Who were “the contractors”?
The twelve-pronged EIT program was designed by two psychologists contracted by the CIA, and in the film, they used a PowerPoint presentation to get the job. John “Bruce” Jessen and James Mitchell previously worked at the Air Force regarding capture evasion and interrogation resistance, they had no first-hand interrogation experience and their previous studies were not related to Al Qaeda, 9/11, or language studies. Jessen and Mitchell conducted evaluations on their own EIT program, suggesting a serious conflict of interest. Eventually, both the Senate investigation and the CIA internal report conceded that rapport-building is the only effective interrogation technique, after paying Jessen and Mitchell more than 80 million taxpayer’s dollars to do the opposite.
Did the CIA really hack Senate computers?
One of the most memorable details from The Report is Jones’ insistence on access to a printer, and how many safes were in his office. He later told a lawyer that this was because documents kept mysteriously disappearing from the CIA server.
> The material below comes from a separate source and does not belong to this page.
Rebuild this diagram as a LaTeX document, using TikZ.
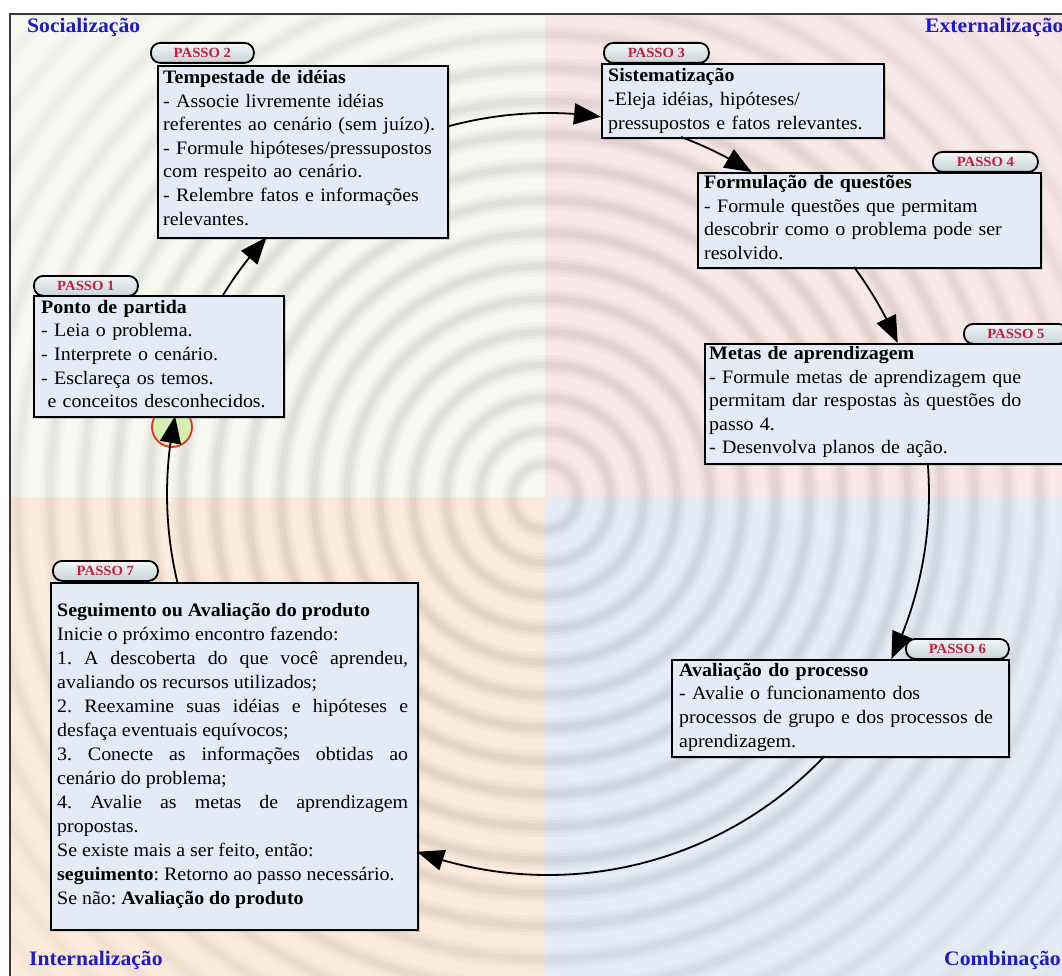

In March 2014, then-CIA Director John Brennan denied the claims, calling them “beyond the scope of reason.” However, a few months later the CIA Inspector General’s report backed up claims that the CIA repeatedly hacked Senate computers in an effort to stop the release of the Senate Intelligence Committee’s report.
Where does it leave the U.S. today?
The use of EIT not only didn’t gather any unique intelligence, but actually hindered the U.S.’ goal to prosecute architects of the 9/11 attacks. EIT impeded legal course of action and undermined the U.S.’ international standing. In The Report, an objection to EIT is raised on the grounds that it violates the Geneva Convention, and if used, American prisoners of war will never be able to reasonably claim a right to humane treatment after their country’s own violations. While it’s unknown whether or not a CIA agent ever raised that concern, as media outlets reported on the destruction of interrogation tapes, the American public as well as Senate members demanded information. Consequently, President Obama admitted the U.S.’ use of torture. However, he also said he understood why it happened. No CIA agent has been prosecuted for war crimes. Gina Haspel, who was chief of a black site in Thailand that waterboarded detainees, is now Director of the CIA. The question The Report really raises is how a government run by biased and political people holds itself accountable. Unfortunately, the answer as of now is that it doesn’t.